Perched on a hill overlooking Lake Windermere, Linthwaite radiates serenity as soon as you park your car. There's a real fire burning in the grate at reception, comfy chairs and lake-view bedrooms. During January the hotel runs a “lighter choice" menu for those who want to avoid fat and sugar. Freshly prepared fruit and vegetable juices – a personal enthusiasm of Mike Bevans the owner - are available every morning to cleanse the system. The hotel will also arrange in-room aromatherapy detox massages and for those who feel the need for a more active form of detoxification, a book of local walks has been specially commissioned for the hotel by renowned local walking expert Marc Richards. Linthwaite began life as a family home and still has the ambience of your own personal weekend retreat. The decor is eclectic, much as you might find someone's house, but its been cleverly matched to create a thoroughly relaxing interior. The food is excellent too. The one problem you'll have is eschewing the seven-course tasting menu in favour of something lighter.

Homewood

Homewood Park began as a gentleman's residence above the city of Bath but it's been extended several times to create a cheery hotel where the new and the traditional co-exist harmoniously. Rooms in the main house are highly individual yet traditional, while the bar and dining room are arrestingly modern. The hotel specialises in spa breaks and you'll quite often find mothers and daughters in their spa robes eating a healthy lunch downstairs. The spa itself is a new construction in the garden based around a delightful heated outdoor swimming pool, hydrotherapy pool and sauna-steam rooms. As soon as you arrive for a treatment the warm, humid atmosphere begins to relax you. For the best experience of all, book one of the twin Garden Suites – Manuka or WaterLily – which are just next door, so you can treat the spa and its pool as an extension of your bedroom.

Maison Talbooth

For a healthy, active weekend in attractive rural surroundings it's hard to beat Maison Talbooth, a converted nineteenth-century gentleman's dwelling within easy walking distance of Dedham, one of Essex's prettiest villages. The new outdoor swimming pool is open all year round so no matter how chilly January may prove, you can take a plunge before breakfast and see your breath rise in cold vapour on the waters in front of you. Dinner at Maison Talbooth is taken down by the River Stour at Le Talbooth, one of the best restaurants in the county, but you can enjoy healthy breakfasts and light lunches at the Maison itself in the Garden Room. In between times the hotel can help you hire cycles and canoes to explore the local area and build up an appetite. The essence of an effective detox is not just self-denial but also taking time out to live life at a quieter pace. In this respect Maison Talbooth is a perfect place to unwind and doze on a dark winter afternoon under a not-too-demanding book.

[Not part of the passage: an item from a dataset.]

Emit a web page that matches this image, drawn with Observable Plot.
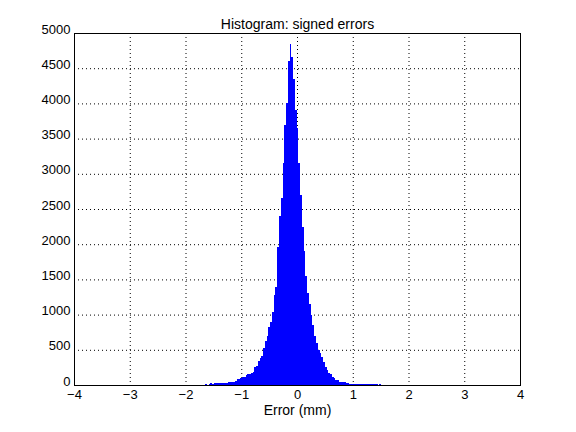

Rowhill Grange Hotel & Utopia Spa

You don't have to go to a spa to detox but if you do there's nowhere quite as dramatic as Rowhill Grange's "Utopia",which is an architectural fantasy on the last days of the Roman Empire with columns, porticos and ballustrades and two pools on different floors. The uppermost is for swimming while below is a hydrotherapy pool and a bubbling hot tub. There are also monsoon showers, which are a less Roman innovation, but the whole place has such a fantasy atmosphere you'll be inclined to grab a toga and find a few slaves to rub you down. For £139.99 this January the hotel is offering a Spa Day Experience, which includes a 55-minute massage or treatment, two-course lunch (or afternoon tea) and use of the spa pools all day. In contrast to its very dramatic spa, Rowhill Grange itself is a homely mid-Victorian house that once belonged to a retired Lord Mayor of London and has been converted in a colourful but restful way, making it an ideal place to relax in the Kent countryside.